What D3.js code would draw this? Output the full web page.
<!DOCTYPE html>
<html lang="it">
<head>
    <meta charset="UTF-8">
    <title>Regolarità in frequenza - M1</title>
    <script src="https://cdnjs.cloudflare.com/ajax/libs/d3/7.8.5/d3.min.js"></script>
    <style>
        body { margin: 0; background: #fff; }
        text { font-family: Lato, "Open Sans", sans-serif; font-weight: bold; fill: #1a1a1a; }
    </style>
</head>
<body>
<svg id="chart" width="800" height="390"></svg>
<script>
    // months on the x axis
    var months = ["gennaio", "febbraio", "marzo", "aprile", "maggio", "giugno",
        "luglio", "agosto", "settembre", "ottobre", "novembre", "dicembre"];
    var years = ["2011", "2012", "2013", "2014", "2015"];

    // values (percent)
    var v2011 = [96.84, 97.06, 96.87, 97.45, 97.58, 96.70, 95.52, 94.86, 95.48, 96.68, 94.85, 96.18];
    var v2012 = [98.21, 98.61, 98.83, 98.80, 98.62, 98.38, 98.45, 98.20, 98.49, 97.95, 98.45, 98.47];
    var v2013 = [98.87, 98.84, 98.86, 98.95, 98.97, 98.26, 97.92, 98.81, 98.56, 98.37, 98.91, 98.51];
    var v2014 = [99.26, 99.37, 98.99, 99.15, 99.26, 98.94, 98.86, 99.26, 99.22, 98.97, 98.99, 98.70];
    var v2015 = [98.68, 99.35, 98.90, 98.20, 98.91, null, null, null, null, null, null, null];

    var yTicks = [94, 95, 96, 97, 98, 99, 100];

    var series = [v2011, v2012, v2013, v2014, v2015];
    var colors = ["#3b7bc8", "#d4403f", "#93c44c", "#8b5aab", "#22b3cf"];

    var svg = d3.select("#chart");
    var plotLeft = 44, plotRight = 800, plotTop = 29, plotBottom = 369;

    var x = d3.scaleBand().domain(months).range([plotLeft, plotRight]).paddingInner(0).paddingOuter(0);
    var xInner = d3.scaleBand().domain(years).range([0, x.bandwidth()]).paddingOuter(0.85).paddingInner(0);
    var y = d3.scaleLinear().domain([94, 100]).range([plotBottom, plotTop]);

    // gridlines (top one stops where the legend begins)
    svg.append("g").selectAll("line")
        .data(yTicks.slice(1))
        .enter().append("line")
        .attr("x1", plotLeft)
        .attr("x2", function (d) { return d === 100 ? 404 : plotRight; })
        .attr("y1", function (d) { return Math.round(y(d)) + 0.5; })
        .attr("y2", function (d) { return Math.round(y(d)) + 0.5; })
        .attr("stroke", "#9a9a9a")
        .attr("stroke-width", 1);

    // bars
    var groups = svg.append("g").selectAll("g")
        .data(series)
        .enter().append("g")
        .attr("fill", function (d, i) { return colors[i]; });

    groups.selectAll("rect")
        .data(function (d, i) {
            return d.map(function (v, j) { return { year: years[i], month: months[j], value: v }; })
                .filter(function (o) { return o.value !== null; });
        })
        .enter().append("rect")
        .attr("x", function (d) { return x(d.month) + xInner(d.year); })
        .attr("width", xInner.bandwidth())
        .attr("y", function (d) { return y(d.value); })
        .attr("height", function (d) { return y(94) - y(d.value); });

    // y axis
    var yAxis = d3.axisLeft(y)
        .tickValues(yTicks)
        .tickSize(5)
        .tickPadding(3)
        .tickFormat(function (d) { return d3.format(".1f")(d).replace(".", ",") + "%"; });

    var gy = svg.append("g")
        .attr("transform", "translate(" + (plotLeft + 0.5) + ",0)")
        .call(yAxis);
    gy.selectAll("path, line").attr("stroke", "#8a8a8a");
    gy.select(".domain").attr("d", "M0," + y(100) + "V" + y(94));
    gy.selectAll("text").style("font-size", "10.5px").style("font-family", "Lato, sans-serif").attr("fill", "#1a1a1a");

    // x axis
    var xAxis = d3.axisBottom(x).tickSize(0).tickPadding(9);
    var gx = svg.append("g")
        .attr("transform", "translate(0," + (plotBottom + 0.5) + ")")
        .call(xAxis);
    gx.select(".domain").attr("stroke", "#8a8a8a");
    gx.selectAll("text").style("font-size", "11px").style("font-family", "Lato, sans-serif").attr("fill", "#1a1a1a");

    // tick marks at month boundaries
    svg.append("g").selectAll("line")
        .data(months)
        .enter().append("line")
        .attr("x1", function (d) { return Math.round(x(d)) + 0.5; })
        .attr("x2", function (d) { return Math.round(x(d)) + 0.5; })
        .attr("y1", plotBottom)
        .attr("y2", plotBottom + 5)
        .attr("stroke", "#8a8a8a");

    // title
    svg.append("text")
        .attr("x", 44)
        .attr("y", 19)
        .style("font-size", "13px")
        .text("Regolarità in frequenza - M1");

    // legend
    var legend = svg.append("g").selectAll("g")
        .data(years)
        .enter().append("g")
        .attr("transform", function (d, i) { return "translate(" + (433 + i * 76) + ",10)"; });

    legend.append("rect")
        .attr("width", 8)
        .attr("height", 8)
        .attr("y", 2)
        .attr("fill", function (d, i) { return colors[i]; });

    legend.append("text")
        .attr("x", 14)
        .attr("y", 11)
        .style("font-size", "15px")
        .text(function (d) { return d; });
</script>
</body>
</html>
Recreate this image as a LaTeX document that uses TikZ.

++++++

Copy out every line holding the string "this".

What D3.js code would draw this? Output the full web page.
Recreate this image as a LaTeX document that uses TikZ.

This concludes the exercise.